Ask any communications professional about their stakeholders, and they’ll likely produce a list. It’s usually a flat spreadsheet, hundreds of rows long, mixing board members with trade reporters, and key regulators with vocal customers. The implicit strategy behind such a list is to treat all audiences as an undifferentiated mass to be managed—a group to be blanketed with press releases, newsletters, and social media updates.
This “spray and pray” approach is one of the most common and costly errors in strategic communications. It wastes resources, dilutes focus, and fundamentally misunderstands the physics of how narratives take hold. Not all audiences are created equal. Some possess the power to shape opinion, while others primarily reflect it. A truly professional operation doesn’t just have a list of stakeholders; it has a map of the influence landscape.
The most effective way to visualize this landscape is through the Concentric Circles of Influence, a framework for prioritizing audiences and sequencing engagement for maximum impact.
From a Flat List to a Dynamic Map
Instead of a single list, imagine three nested circles. Your goal is to build a powerful, resonant echo that starts at the center and radiates outward. To do this, you must win over each circle in the proper order, securing your foundation before you attempt to persuade the world.
The Inner Circle: The Core
This is your strategic center. It includes the handful of individuals whose buy-in is non-negotiable: your CEO and senior leadership, your board of directors, key investors, or top campaign donors.
- Their Role: This group must have absolute conviction in your narrative. They are the ultimate validators of your strategy and the primary funders of your mission. Any doubt or misalignment here will inevitably fracture your external messaging.
- The Communication Goal: Deep alignment and unwavering confidence. The tools for this audience are not press releases, but confidential memos, in-person briefings, and detailed strategic plans.
The Second Circle: The Influencers
This circle is populated by the key opinion-shapers and validators within your specific ecosystem. It includes the elite journalists who define the media narrative, the industry analysts whose reports move markets, the academics who provide third-party credibility, and the policy experts who shape regulation.

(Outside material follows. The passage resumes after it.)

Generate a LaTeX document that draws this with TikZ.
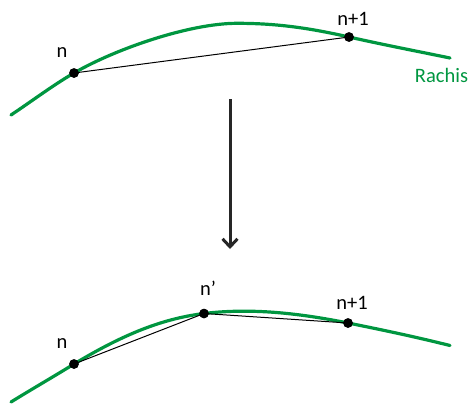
\documentclass[tikz,border=0pt]{standalone}
\usepackage{fontspec}
\setmainfont{Carlito}
\usetikzlibrary{arrows.meta}
\definecolor{rgreen}{RGB}{0,150,64}
\tikzset{
  rachis/.style={draw=rgreen, line width=3.2pt, line cap=round},
  chord/.style={draw=black, line width=1pt},
  pt/.style={circle, fill=black, inner sep=0pt, minimum size=9.5pt},
  lbl/.style={font=\fontsize{20.5}{24}\selectfont, inner sep=0pt},
  bigarrow/.style={draw=black!85, line width=3pt, -{Straight Barb[length=8pt,width=15pt,line width=3pt]}}
}
\begin{document}
\begin{tikzpicture}[x=1pt,y=-1pt]
\useasboundingbox (0,0) rectangle (470,407);
% top rachis
\draw[rachis] (11,115) .. controls (32,101) and (53,85.2) .. (74,73)
  .. controls (116,48.6) and (190,23.3) .. (237,23.3)
  .. controls (277,23.3) and (309,28) .. (349,37)
  .. controls (383,44.65) and (416,51) .. (450,58);
\node[pt] (n1) at (74,73) {};
\node[pt] (n1b) at (349,37) {};
\draw[chord] (n1.center) -- (n1b.center);
\node[pt] at (74,73) {};
\node[pt] at (349,37) {};
\node[lbl] (ln1) at (62,53) {n};
\node[lbl] (ln1b) at (353,19) {n+1};
\node[lbl, text=rgreen] (lr) at (441.5,75.5) {Rachis};
% arrow
\coordinate (as) at (230,99);
\coordinate (ae) at (230,249);
\draw[bigarrow] (as) -- (ae);
% bottom rachis
\draw[rachis] (11,402) .. controls (32,389) and (53,377) .. (74,364)
  .. controls (119,337) and (159,319) .. (204,313.5)
  .. controls (252,307.7) and (300,313.4) .. (348,323)
  .. controls (382,329.8) and (416,337) .. (450,345.5);
\node[pt] (n2) at (74,364) {};
\node[pt] (n2p) at (204,313.5) {};
\node[pt] (n2b) at (348,323) {};
\draw[chord] (n2.center) -- (n2p.center) -- (n2b.center);
\node[pt] at (74,364) {};
\node[pt] at (204,313.5) {};
\node[pt] at (348,323) {};
\node[lbl] (ln2) at (62,344) {n};
\node[lbl] (ln2p) at (208,288) {n’};
\node[lbl] (ln2b) at (352,303) {n+1};
\end{tikzpicture}
\end{document}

- Their Role: This group translates and amplifies your narrative for a broader audience. Their credibility becomes your credibility. They are the critical channel through which your core message is interpreted and given weight.
- The Communication Goal: Persuasion and validation. You must arm this group with the data, access, and arguments they need to confidently and accurately represent your position to their own audiences.
The Outer Circle: The Public
This is the broadest circle, encompassing your end-users, customers, employees, voters, or the general public.
- Their Role: This group is largely the recipient of the narrative shaped by the inner two circles. Their opinions are heavily influenced by the media they consume and the experts they trust (The Influencers), backed by the perceived strength and alignment of your leadership (The Core).
- The Communication Goal: Awareness and acceptance. By the time your message reaches this circle, it should arrive with the built-in credibility conferred by the influencers and the institutional authority of your core.
Winning From the Inside Out
The strategic imperative of this model is to work from the inside out. You cannot effectively persuade the public (Outer Circle) if the key reporters (Second Circle) are skeptical, and you cannot win over those reporters if your own board (Inner Circle) is misaligned. Every successful communications campaign is a cascade that begins at the center.
In a modern intelligence hub, this model becomes more than a diagram; it becomes an operational dashboard. You can segment intelligence feeds and track the narrative within each circle, monitoring how a message briefed to your board is later reflected in an analyst report, and how that report, in turn, shapes broader media coverage.
This transforms your work from simple outreach to sophisticated orchestration. You stop shouting into the void and instead focus on cultivating a powerful, controlled echo that begins with those who matter most.